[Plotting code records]
--- Begin ---

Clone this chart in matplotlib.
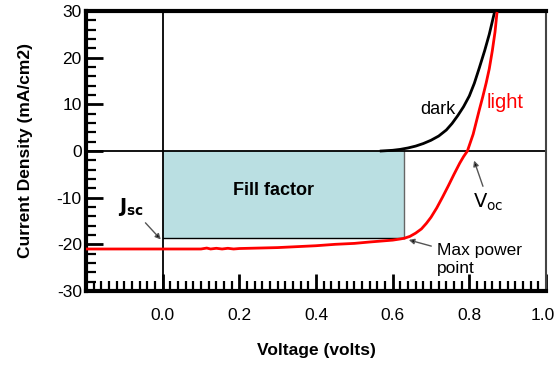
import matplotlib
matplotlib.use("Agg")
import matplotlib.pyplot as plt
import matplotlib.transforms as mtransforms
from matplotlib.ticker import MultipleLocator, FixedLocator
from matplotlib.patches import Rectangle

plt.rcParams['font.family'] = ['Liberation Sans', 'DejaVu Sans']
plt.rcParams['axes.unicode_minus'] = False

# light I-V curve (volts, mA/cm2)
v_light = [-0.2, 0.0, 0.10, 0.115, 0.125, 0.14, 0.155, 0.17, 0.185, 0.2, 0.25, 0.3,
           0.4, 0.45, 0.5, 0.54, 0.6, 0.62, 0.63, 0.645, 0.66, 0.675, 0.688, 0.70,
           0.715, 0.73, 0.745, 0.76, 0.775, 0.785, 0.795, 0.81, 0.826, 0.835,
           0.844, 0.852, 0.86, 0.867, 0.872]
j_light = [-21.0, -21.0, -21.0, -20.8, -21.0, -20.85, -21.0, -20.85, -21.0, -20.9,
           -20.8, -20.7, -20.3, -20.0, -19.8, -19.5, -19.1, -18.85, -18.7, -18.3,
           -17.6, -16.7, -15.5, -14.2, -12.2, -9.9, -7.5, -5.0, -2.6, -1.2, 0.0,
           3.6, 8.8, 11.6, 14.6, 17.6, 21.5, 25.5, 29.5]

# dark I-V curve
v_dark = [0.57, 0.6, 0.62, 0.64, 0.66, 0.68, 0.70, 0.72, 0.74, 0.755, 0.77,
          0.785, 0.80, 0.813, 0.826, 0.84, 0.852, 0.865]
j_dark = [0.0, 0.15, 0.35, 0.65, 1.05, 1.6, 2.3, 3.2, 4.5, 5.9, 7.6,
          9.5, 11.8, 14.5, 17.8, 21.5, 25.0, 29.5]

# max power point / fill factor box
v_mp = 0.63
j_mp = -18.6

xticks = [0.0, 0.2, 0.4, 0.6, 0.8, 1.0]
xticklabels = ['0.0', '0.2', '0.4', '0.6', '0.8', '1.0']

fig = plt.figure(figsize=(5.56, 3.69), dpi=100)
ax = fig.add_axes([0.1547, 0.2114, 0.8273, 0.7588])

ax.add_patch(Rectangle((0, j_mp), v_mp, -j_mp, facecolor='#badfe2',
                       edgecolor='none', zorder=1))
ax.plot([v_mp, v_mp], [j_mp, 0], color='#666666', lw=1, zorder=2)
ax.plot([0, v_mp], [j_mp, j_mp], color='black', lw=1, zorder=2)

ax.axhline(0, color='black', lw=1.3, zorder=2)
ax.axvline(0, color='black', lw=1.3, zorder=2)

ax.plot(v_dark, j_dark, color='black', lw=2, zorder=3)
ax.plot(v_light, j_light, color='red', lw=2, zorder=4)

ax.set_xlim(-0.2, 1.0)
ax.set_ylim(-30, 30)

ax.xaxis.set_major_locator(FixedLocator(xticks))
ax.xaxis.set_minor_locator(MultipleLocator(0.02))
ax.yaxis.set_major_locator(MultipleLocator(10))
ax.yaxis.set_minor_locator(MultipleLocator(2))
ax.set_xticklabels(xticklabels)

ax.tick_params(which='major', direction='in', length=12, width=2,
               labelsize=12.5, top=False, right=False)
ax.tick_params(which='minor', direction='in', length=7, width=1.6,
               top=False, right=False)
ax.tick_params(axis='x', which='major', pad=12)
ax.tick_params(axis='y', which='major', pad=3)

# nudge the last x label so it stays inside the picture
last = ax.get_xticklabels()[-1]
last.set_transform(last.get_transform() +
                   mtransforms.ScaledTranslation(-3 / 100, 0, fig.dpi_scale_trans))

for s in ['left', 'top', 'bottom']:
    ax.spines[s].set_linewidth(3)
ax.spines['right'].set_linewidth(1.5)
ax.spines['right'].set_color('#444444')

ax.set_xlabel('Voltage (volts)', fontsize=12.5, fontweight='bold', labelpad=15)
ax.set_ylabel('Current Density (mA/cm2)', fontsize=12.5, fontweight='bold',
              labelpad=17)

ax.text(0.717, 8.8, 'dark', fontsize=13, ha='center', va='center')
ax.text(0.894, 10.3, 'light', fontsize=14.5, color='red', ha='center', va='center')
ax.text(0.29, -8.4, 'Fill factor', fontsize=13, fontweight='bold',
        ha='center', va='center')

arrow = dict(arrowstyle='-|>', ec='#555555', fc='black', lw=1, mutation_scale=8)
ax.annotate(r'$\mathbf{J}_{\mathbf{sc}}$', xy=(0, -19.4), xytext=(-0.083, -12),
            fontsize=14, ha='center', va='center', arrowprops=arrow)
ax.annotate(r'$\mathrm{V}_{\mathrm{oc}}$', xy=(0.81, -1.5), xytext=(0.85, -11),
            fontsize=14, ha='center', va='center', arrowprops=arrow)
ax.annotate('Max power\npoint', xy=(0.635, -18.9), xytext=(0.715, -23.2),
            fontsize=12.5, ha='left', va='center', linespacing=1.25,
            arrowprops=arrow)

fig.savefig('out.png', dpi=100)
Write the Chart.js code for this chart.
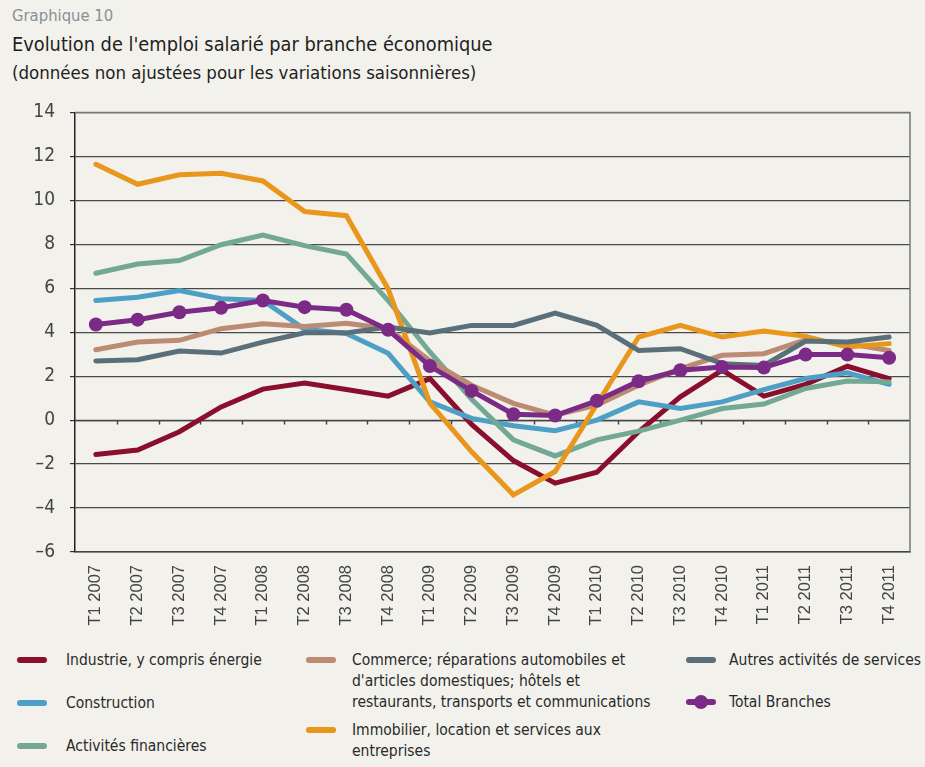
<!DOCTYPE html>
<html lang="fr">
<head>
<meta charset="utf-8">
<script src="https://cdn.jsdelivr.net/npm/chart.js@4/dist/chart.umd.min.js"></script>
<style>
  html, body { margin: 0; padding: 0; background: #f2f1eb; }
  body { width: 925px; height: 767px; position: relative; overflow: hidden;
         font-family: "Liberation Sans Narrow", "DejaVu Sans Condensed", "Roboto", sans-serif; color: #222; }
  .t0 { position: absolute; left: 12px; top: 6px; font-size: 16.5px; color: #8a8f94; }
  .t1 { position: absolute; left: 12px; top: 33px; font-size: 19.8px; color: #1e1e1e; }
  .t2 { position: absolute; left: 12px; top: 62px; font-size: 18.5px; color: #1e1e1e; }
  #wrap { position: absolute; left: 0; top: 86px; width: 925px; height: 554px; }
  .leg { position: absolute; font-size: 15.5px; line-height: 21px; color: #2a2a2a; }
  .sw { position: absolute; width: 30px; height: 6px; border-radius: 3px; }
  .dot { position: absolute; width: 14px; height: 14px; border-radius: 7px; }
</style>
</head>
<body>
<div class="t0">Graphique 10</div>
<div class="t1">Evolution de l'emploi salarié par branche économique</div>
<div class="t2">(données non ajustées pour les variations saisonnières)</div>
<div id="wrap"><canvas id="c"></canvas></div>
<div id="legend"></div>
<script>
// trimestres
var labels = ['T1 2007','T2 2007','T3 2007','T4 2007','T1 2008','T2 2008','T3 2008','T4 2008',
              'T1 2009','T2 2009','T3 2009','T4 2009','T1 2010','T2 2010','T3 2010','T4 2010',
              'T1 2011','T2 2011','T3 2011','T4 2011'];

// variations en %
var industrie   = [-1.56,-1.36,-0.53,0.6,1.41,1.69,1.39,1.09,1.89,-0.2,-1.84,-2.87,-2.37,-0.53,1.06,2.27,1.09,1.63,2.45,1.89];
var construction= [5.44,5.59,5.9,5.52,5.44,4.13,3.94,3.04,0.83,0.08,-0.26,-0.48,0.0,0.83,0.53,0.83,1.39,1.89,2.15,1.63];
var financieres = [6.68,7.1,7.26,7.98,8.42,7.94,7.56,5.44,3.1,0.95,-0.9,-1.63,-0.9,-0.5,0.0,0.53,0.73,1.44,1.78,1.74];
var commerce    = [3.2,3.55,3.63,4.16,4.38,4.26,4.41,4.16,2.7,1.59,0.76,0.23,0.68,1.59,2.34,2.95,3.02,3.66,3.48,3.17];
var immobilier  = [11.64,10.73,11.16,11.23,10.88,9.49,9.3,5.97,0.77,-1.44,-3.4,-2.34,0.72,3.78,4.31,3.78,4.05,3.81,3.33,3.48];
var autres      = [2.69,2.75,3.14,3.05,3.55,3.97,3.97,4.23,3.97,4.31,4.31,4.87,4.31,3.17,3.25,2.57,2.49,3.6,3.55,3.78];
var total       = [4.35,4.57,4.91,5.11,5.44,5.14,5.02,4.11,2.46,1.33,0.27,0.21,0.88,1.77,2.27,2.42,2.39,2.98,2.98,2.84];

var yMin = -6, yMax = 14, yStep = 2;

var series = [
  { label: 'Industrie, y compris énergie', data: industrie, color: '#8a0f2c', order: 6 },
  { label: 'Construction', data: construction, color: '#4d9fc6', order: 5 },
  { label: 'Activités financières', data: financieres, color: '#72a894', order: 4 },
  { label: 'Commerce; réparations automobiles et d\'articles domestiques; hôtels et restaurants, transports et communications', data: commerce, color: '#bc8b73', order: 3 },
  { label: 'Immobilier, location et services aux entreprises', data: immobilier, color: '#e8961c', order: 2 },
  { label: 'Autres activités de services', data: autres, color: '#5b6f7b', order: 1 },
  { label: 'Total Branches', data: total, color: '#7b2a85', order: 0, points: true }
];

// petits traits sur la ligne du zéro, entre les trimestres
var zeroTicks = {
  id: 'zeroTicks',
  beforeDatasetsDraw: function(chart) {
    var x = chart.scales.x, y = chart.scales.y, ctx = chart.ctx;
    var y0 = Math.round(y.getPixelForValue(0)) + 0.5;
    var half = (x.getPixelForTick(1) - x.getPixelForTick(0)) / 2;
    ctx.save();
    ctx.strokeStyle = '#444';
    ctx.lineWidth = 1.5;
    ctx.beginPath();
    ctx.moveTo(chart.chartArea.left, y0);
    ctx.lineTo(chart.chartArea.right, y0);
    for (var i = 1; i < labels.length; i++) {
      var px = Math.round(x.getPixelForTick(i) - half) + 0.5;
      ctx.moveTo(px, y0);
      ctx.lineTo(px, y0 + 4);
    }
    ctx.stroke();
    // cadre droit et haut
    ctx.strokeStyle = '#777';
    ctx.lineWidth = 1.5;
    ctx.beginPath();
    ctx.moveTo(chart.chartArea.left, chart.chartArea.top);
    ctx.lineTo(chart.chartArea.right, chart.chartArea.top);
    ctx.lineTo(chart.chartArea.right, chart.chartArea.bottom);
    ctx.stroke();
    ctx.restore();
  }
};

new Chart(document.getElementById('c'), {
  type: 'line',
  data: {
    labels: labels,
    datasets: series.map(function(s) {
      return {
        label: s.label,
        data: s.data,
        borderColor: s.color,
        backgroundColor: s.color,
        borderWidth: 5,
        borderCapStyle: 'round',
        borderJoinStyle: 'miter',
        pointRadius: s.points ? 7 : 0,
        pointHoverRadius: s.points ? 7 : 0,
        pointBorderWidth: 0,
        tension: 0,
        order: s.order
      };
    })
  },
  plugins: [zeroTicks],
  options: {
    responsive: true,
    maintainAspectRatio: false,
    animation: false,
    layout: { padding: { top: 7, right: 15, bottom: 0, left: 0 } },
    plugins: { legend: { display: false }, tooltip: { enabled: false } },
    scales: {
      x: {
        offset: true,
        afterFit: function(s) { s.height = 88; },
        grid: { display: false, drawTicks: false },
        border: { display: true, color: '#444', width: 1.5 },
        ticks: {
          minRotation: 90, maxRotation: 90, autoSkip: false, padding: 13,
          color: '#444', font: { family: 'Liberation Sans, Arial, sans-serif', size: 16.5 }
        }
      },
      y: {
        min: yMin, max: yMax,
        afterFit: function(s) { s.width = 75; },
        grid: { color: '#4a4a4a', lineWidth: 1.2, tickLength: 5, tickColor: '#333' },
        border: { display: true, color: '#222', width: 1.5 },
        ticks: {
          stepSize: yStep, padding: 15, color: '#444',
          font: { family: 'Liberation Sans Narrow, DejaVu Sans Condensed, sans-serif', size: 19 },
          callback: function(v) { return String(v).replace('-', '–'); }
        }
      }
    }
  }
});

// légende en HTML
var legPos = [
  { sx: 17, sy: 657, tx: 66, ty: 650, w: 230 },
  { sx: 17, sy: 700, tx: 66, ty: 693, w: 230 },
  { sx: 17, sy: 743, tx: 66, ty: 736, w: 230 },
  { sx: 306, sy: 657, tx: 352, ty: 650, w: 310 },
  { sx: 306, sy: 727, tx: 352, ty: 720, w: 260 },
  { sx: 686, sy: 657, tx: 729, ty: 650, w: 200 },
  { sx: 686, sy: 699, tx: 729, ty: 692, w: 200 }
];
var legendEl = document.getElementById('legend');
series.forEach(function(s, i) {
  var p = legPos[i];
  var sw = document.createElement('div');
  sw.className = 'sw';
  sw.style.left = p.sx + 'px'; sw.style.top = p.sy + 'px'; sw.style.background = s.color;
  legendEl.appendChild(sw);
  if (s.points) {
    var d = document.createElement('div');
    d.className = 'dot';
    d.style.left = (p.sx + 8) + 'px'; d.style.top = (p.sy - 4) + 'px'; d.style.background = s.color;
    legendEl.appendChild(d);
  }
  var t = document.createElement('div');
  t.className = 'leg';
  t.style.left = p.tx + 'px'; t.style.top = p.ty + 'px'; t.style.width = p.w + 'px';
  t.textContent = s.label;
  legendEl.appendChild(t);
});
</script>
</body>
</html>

--- End ---

Exercise details: Respond with the number of lines containing "matplotlib" and no additional words.

Output of the task: 7